The risk is in the timing. The elections will be held between June 6 and 9. Immediately, those elected will collect their minutes, carry out a series of formalities and be ready for the first session of Parliament, which is expected to be in mid-July. That was the case in 2019. By then, Michel hopes to have a successor appointed by the 27. "I have taken the decision to support European legitimacy. We are often criticised for the EU's lack of democratic legitimacy. After four years in a position where decisions are made at the highest level, it's important to show that we stand up. I will do everything I can to defend my vision, my ideas for the future of the EU. We have to reform it, make it more sovereign, more powerful, and from Parliament it will be able to do so with more passion," he says.

"The first session of Parliament will be mid-July; it is thus easier for the European Council to decide and anticipate the possibility of my successor arriving in time. After the European elections, the institutions will start a new cycle," he says. The problem is that if the leaders of the 27 could not agree at the end of June, at the last ordinary summit before the summer break, there would be trouble. Michel cannot be a Member of Parliament and President of the European Council. If you take the minutes, you must say goodbye. And if the leaders of the 27 need more time and leave for July, as happened in 2019, or beyond, there will be a vacuum. And according to current rules, it would be Viktor Oban who would take the baton.

The setting is surreal. Orban is the dean right now, but it would not be because he has been around longer than anyone else, but because his country takes over the rotating presidency of the Union on 1 July, ironically after Belgium. If by then there is no successor, who would no longer have six months to prepare for change, as has happened the last two times, but only a few days, Orban would preside over the summits. It has been the leader who has boycotted them, hindered them, who has twice vetoed the conclusions in recent months. The one that prevented a decision to update the EU budget and a mechanism for financial support to Ukraine at the last summit in 2023. And that he left the room, in an unusual gesture, so that the others would approve in his absence the opening of accession negotiations with Ukraine and Moldova.

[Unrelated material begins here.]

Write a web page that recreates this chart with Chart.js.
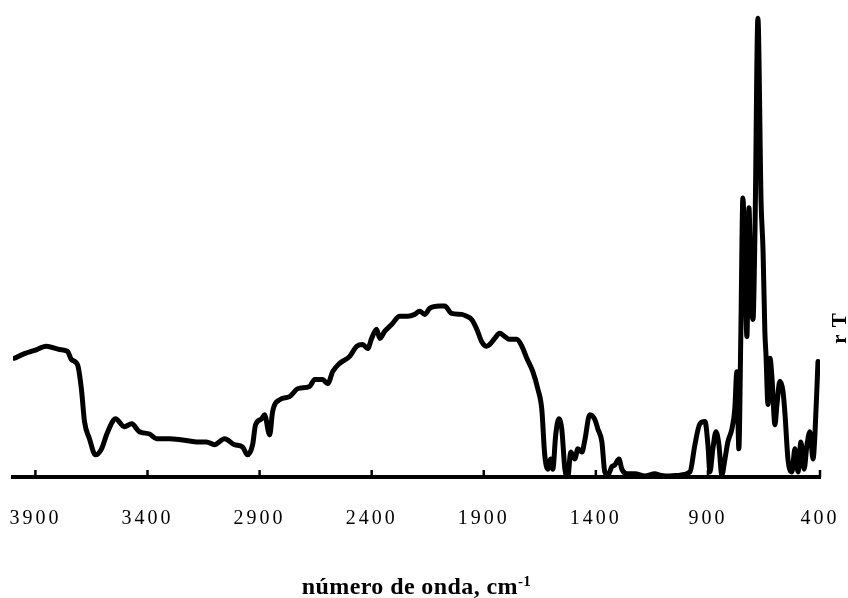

Michel believes that won't happen, but he washes his hands and tells his colleagues that they have more than enough time to prepare and prevent that from happening. "Yesterday I personally informed the 27 leaders of my plans. Most of them reacted positively, others haven't because there has been too little time," he explains.

"I can't anticipate the EUCO's decision in June. If they don't want to risk Orban being in charge, it's very easy; Let them make the decision, so there will be no surprises, there are seven months for that. In addition, the rule by which Orban would assume responsibility as the temporary president of the Council of the EU, can be changed by a simple majority before it arrives. The European Parliament did something similar many years ago to prevent Le Pen from being in front of an important meeting. Between now and June there is plenty of time to decide on my succession and the presidency of the Commission and the High Representative," he adds.

Curiously, there is an unincluded mention in his sentence: the presidency of the European Parliament, which is now held by the conservative Maltese Roberta Metsola. It's no coincidence, as Michel doesn't rule out being able to end up there himself. It would also be an unprecedented move and one that the European Parliament would take very badly. Michel speaks of democratic legitimacy, but if someone fresh from the European Council and appointed directly by the leaders were to end up at the head of the house, the provocation would be absolute. Parliament has been fighting for a long time to have more weight, so that the presidency of the Commission must be directly and irremediably linked to the outcome of the European elections, and that only the leader of each European political family, appointed before them, can be appointed. But this has been consistently rejected by the Council, which has no intention of relinquishing the powers conferred on it by the Treaties.

Step-by-step

"I don't want to anticipate anything, step by step. The campaign has not started, it will be seen in the coming weeks. I'm fully committed. There is no need to make plans now. I want to be elected in June and then we'll see... In politics there are surprises, circumstances, opportunities, sometimes, we'll see what happens. I'm very relaxed. I started 20 years ago in Belgium, I've been to a lot of elections, there are always surprises. We'll see what happens. And there are political negotiations to form stable majorities," he responds cryptically to questions from this newspaper about whether he aspires to something more than being a rank-and-file MEP. Standing in the way is the leadership of the liberal forces (Renew), now in the hands of an MP of Emmanuel Macron. Or the Presidency itself, as far-fetched as it may seem.

The stable majorities of which he speaks also allude to a distribution of positions that seems complicated. It is not only the European Council, the Commission, the High Representative or the presidency of the European Parliament, but also the general secretariat of NATO, which will be decided at a summit later this summer. There is a need for gender, geographical, population and political balances. Von der Leyen is the top favourite at the head of the Commission, but the rest is still open. Michel is the first to make a move, starting to delimit the board.